Why is professional human captioning better than automated alternatives?

Professional human captioners bring contextual understanding, specialist training, and professional judgement to their work, consistently achieving accuracy rates of 98 to 99 percent. They can handle the full complexity of real-world speech, including varied accents, technical vocabulary, multiple speakers, and fast-paced dialogue, in a way that automated systems cannot reliably match.

Conclusion

The journey from the romanticised image of lip reading to the reality of modern automated technology reveals both the remarkable progress that has been made and the significant limitations that remain.
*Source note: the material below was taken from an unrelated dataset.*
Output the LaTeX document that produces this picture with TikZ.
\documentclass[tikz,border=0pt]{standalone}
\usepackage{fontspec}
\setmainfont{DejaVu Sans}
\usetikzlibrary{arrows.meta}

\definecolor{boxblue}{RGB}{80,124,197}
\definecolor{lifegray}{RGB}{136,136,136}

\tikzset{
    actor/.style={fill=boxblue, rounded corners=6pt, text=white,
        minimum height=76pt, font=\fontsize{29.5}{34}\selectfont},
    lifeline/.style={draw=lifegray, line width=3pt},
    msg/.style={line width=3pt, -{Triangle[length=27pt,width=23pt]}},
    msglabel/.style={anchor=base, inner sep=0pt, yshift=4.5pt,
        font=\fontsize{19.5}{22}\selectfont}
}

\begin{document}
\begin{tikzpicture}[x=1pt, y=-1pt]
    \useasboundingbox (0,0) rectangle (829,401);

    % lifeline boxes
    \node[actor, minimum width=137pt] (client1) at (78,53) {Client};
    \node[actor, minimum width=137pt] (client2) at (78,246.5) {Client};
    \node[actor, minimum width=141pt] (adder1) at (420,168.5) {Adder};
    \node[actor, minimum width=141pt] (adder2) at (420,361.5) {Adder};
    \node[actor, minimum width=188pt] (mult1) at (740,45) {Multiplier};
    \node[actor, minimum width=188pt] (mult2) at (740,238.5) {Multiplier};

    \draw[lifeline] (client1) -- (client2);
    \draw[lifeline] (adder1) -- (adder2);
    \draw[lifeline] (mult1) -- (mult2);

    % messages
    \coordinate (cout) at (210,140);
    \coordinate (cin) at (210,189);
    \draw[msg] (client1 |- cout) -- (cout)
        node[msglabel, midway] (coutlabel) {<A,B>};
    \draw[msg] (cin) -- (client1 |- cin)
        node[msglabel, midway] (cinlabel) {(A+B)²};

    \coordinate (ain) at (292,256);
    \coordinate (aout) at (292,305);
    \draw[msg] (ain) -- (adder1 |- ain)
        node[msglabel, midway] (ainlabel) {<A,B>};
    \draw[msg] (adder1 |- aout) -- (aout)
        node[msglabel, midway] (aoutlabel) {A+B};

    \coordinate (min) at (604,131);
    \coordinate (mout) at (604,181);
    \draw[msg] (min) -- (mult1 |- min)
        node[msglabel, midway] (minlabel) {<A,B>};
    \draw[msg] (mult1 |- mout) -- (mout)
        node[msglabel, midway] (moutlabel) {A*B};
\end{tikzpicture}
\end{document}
Lip reading, whether performed by a person or a machine, is an inherently imprecise skill, constrained by the fundamental ambiguity of visual speech and the complexity of real-world conditions.
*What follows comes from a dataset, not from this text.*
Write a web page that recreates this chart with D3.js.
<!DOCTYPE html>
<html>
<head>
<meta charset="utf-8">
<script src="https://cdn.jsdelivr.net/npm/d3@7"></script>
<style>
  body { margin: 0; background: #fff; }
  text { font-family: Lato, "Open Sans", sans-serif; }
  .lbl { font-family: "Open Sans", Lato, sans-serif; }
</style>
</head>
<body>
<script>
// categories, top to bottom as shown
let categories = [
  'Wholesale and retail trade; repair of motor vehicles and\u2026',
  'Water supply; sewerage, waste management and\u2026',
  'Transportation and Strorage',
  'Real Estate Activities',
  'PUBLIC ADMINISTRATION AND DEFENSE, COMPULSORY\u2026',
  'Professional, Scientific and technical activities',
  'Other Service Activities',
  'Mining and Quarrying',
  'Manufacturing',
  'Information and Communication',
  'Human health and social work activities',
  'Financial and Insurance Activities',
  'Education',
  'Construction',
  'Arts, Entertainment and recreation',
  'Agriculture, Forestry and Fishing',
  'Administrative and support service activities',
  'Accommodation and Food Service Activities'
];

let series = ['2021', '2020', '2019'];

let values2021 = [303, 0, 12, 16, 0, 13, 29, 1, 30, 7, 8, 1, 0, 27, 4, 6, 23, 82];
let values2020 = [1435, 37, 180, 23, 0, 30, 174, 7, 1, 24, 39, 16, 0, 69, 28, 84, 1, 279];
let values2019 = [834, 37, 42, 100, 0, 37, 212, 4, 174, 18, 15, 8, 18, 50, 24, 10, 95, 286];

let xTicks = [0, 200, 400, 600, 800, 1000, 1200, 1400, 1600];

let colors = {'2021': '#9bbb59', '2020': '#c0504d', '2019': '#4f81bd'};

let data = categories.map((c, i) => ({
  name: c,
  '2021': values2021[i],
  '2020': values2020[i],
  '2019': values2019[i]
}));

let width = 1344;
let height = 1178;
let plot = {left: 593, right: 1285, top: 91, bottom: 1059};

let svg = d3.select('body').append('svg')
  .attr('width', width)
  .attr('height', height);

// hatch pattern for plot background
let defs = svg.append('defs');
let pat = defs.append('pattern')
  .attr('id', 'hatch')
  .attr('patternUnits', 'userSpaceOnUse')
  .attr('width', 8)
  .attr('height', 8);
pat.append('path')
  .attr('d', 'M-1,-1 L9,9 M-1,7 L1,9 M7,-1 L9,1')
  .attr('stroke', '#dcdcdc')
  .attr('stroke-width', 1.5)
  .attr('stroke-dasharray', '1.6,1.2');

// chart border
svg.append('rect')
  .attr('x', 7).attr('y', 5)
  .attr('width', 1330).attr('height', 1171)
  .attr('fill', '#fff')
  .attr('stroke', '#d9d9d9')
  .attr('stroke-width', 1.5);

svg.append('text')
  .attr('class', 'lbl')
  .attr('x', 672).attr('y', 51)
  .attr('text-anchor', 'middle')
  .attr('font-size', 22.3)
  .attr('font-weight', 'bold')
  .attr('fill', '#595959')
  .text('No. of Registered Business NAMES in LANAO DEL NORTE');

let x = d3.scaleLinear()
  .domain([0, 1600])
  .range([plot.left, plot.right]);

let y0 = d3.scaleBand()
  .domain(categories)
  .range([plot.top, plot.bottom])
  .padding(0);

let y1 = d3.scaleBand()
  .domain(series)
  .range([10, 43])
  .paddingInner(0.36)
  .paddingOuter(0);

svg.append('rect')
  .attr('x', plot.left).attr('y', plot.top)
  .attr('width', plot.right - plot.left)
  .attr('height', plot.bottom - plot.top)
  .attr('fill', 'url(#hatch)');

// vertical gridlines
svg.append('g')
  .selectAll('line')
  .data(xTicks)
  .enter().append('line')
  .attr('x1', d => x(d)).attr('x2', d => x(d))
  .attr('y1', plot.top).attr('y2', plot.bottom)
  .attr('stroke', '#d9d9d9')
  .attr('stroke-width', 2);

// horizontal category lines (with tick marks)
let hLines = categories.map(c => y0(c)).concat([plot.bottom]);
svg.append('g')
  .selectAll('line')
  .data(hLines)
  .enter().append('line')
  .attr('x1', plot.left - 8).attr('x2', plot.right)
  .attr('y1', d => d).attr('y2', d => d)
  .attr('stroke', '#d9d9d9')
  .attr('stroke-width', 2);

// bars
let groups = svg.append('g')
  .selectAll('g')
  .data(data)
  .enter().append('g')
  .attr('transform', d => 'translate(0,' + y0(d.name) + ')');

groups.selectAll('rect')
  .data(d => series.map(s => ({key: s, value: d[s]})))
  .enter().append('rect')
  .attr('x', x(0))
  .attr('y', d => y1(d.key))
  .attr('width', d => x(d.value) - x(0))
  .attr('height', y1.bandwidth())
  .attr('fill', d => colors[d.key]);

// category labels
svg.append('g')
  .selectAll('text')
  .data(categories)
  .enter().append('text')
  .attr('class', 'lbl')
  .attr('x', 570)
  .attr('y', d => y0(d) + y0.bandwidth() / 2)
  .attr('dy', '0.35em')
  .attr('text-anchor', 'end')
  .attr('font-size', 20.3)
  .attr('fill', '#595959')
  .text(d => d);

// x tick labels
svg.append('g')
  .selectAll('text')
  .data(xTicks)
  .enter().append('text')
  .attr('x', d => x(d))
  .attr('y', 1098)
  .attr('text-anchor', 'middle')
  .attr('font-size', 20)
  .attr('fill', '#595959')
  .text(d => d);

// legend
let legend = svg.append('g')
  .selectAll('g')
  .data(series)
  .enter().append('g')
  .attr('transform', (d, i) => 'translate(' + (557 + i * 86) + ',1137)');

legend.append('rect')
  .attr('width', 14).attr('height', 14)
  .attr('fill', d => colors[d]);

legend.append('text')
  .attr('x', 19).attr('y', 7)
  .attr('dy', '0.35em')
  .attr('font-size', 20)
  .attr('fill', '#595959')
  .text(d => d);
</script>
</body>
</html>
For deaf and hard-of-hearing individuals, the implications of this are clear. Genuine, reliable access to spoken communication cannot rest on lip reading or on automated captioning tools that consistently fall short of the accuracy required. It requires professional human captioning services, delivered by trained experts who bring the skill, judgement, and commitment to accuracy that equal access demands.

From live CART services supporting students in university lectures to remote captioning enabling full participation in workplace meetings, from professional lip reading providing evidential clarity in legal proceedings to offline captioning making training and eLearning content accessible for all, professional human captioning is the foundation of genuinely accessible communication.

In a world where automated tools are increasingly presented as the convenient solution to accessibility challenges, it is worth remembering that convenience and genuine accessibility are not the same thing. For the individuals who depend on captioning to participate fully in education, employment, and public life, the quality and accuracy of the service they receive is not a secondary consideration. It is everything.